Deciding to honor you with an Eterneva Diamond was the easy part. The hard part came when I had to open your urn. It took me several months to be able to do it. I invited my girlfriends over, and we made a ceremony of it, sharing stories about you and laughing. It helped to mend my broken heart ever so slightly.
And that was just the beginning. I began this process because I wanted to honor you, my beloved mother, but I had no idea what an emotional and healing gift it would be for myself. From start to finish, the Diamond Journey was an amazing experience. I got to see video updates of your purified carbon and your rough stone before it was cut and polished into its final brilliant, round form.
Your stone is colorless and timeless. I love how, when the light strikes its facets, it becomes a prism, sparkling with all the colors. I had it set into a ring, which I wear every day. And oh, the memories it evokes. Sometimes, I laugh just thinking about the conversations we've had or might have had if you were still here today.

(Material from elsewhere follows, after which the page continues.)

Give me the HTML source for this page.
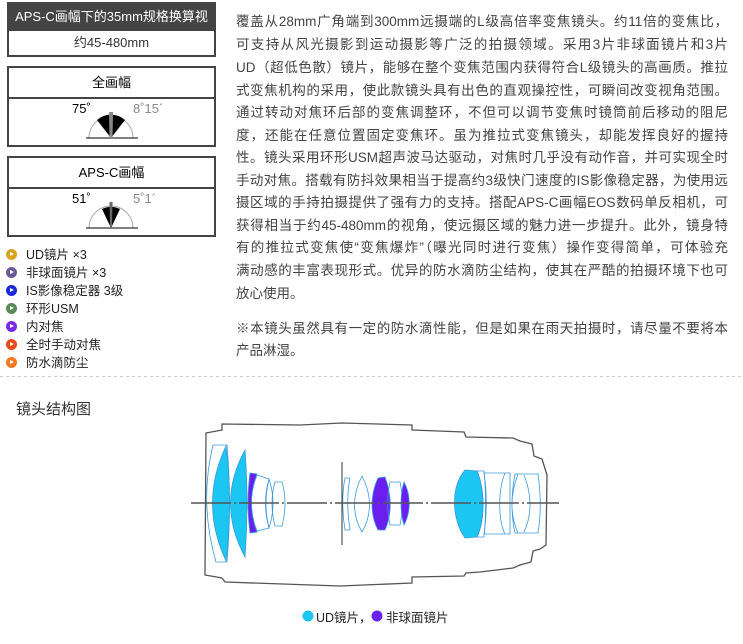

Remembering our marathon phone conversations and the stories you'd tell about your latest day trip with Steve or time visiting Dan on the East Coast. I laugh thinking of the things you'd say to trip me up because you knew when my attention had drifted and I was no longer listening - well, I'm listening now.
Sometimes, I like to dream of what you're doing on your grand adventure without me, and I know that you must be starring in one of your favorite black-and-white movies alongside Cary Grant and Doris Day, teaching them how to live in your vibrant color.
I don't know what I believe about the afterlife, but I know that you have one now as this beautiful diamond, and whether you stay in our family or someone else finds you a long, long time from now, you will be loved for all of eternity.